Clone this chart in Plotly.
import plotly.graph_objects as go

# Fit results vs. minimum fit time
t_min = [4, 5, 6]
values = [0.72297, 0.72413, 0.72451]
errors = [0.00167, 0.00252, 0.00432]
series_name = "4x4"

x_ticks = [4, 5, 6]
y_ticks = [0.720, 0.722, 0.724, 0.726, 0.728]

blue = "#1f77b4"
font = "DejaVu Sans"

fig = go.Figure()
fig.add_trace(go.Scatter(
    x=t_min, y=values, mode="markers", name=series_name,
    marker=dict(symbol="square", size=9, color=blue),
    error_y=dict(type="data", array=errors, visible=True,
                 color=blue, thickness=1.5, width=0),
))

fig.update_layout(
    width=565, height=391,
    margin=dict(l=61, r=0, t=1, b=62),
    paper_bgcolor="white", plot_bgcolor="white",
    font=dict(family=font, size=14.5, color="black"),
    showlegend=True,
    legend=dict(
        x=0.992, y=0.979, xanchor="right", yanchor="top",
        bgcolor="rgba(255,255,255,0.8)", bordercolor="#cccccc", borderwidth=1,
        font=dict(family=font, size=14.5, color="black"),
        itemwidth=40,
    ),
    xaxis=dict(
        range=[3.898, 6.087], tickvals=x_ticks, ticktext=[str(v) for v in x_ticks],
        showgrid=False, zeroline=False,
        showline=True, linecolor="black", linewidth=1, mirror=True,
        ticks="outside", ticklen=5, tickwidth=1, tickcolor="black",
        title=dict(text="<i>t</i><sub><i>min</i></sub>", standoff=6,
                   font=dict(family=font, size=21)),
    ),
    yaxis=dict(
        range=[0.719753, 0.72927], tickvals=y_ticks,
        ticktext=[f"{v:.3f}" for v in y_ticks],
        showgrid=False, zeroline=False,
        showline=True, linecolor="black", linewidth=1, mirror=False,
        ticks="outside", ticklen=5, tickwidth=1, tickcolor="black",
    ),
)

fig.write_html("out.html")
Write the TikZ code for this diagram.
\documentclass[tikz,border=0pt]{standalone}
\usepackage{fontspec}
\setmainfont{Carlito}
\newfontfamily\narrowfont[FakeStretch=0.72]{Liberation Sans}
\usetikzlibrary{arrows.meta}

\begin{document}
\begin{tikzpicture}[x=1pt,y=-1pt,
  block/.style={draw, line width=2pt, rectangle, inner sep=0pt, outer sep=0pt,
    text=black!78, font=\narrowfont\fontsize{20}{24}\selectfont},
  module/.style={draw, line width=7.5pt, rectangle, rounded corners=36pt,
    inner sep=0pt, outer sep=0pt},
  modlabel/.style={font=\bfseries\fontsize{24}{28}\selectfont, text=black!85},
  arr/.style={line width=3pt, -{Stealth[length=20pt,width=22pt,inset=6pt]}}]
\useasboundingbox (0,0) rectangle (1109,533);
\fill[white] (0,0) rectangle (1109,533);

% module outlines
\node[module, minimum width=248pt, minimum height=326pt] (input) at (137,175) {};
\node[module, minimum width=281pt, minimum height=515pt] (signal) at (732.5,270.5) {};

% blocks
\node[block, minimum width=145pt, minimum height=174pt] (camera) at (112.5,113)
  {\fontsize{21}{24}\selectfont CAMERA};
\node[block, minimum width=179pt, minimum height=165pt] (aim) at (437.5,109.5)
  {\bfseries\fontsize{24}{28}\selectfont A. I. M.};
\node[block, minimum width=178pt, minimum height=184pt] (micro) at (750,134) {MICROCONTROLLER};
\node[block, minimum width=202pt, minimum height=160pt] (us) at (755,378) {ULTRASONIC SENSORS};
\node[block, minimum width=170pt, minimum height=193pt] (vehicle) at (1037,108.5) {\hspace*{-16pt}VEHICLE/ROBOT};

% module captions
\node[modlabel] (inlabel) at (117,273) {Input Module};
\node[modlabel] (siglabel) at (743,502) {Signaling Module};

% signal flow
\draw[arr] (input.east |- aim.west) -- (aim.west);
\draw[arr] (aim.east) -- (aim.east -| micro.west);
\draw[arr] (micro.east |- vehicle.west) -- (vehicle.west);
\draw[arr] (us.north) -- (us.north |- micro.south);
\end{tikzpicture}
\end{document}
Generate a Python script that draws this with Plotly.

######

Return the lines above exactly, keeping every word.

Clone this chart in Plotly.
import plotly.graph_objects as go

# Fit results vs. minimum fit time
t_min = [4, 5, 6]
values = [0.72297, 0.72413, 0.72451]
errors = [0.00167, 0.00252, 0.00432]
series_name = "4x4"

x_ticks = [4, 5, 6]
y_ticks = [0.720, 0.722, 0.724, 0.726, 0.728]

blue = "#1f77b4"
font = "DejaVu Sans"

fig = go.Figure()
fig.add_trace(go.Scatter(
    x=t_min, y=values, mode="markers", name=series_name,
    marker=dict(symbol="square", size=9, color=blue),
    error_y=dict(type="data", array=errors, visible=True,
                 color=blue, thickness=1.5, width=0),
))

fig.update_layout(
    width=565, height=391,
    margin=dict(l=61, r=0, t=1, b=62),
    paper_bgcolor="white", plot_bgcolor="white",
    font=dict(family=font, size=14.5, color="black"),
    showlegend=True,
    legend=dict(
        x=0.992, y=0.979, xanchor="right", yanchor="top",
        bgcolor="rgba(255,255,255,0.8)", bordercolor="#cccccc", borderwidth=1,
        font=dict(family=font, size=14.5, color="black"),
        itemwidth=40,
    ),
    xaxis=dict(
        range=[3.898, 6.087], tickvals=x_ticks, ticktext=[str(v) for v in x_ticks],
        showgrid=False, zeroline=False,
        showline=True, linecolor="black", linewidth=1, mirror=True,
        ticks="outside", ticklen=5, tickwidth=1, tickcolor="black",
        title=dict(text="<i>t</i><sub><i>min</i></sub>", standoff=6,
                   font=dict(family=font, size=21)),
    ),
    yaxis=dict(
        range=[0.719753, 0.72927], tickvals=y_ticks,
        ticktext=[f"{v:.3f}" for v in y_ticks],
        showgrid=False, zeroline=False,
        showline=True, linecolor="black", linewidth=1, mirror=False,
        ticks="outside", ticklen=5, tickwidth=1, tickcolor="black",
    ),
)

fig.write_html("out.html")
Write the TikZ code for this diagram.
\documentclass[tikz,border=0pt]{standalone}
\usepackage{fontspec}
\setmainfont{Carlito}
\newfontfamily\narrowfont[FakeStretch=0.72]{Liberation Sans}
\usetikzlibrary{arrows.meta}

\begin{document}
\begin{tikzpicture}[x=1pt,y=-1pt,
  block/.style={draw, line width=2pt, rectangle, inner sep=0pt, outer sep=0pt,
    text=black!78, font=\narrowfont\fontsize{20}{24}\selectfont},
  module/.style={draw, line width=7.5pt, rectangle, rounded corners=36pt,
    inner sep=0pt, outer sep=0pt},
  modlabel/.style={font=\bfseries\fontsize{24}{28}\selectfont, text=black!85},
  arr/.style={line width=3pt, -{Stealth[length=20pt,width=22pt,inset=6pt]}}]
\useasboundingbox (0,0) rectangle (1109,533);
\fill[white] (0,0) rectangle (1109,533);

% module outlines
\node[module, minimum width=248pt, minimum height=326pt] (input) at (137,175) {};
\node[module, minimum width=281pt, minimum height=515pt] (signal) at (732.5,270.5) {};

% blocks
\node[block, minimum width=145pt, minimum height=174pt] (camera) at (112.5,113)
  {\fontsize{21}{24}\selectfont CAMERA};
\node[block, minimum width=179pt, minimum height=165pt] (aim) at (437.5,109.5)
  {\bfseries\fontsize{24}{28}\selectfont A. I. M.};
\node[block, minimum width=178pt, minimum height=184pt] (micro) at (750,134) {MICROCONTROLLER};
\node[block, minimum width=202pt, minimum height=160pt] (us) at (755,378) {ULTRASONIC SENSORS};
\node[block, minimum width=170pt, minimum height=193pt] (vehicle) at (1037,108.5) {\hspace*{-16pt}VEHICLE/ROBOT};

% module captions
\node[modlabel] (inlabel) at (117,273) {Input Module};
\node[modlabel] (siglabel) at (743,502) {Signaling Module};

% signal flow
\draw[arr] (input.east |- aim.west) -- (aim.west);
\draw[arr] (aim.east) -- (aim.east -| micro.west);
\draw[arr] (micro.east |- vehicle.west) -- (vehicle.west);
\draw[arr] (us.north) -- (us.north |- micro.south);
\end{tikzpicture}
\end{document}
Generate a Python script that draws this with Plotly.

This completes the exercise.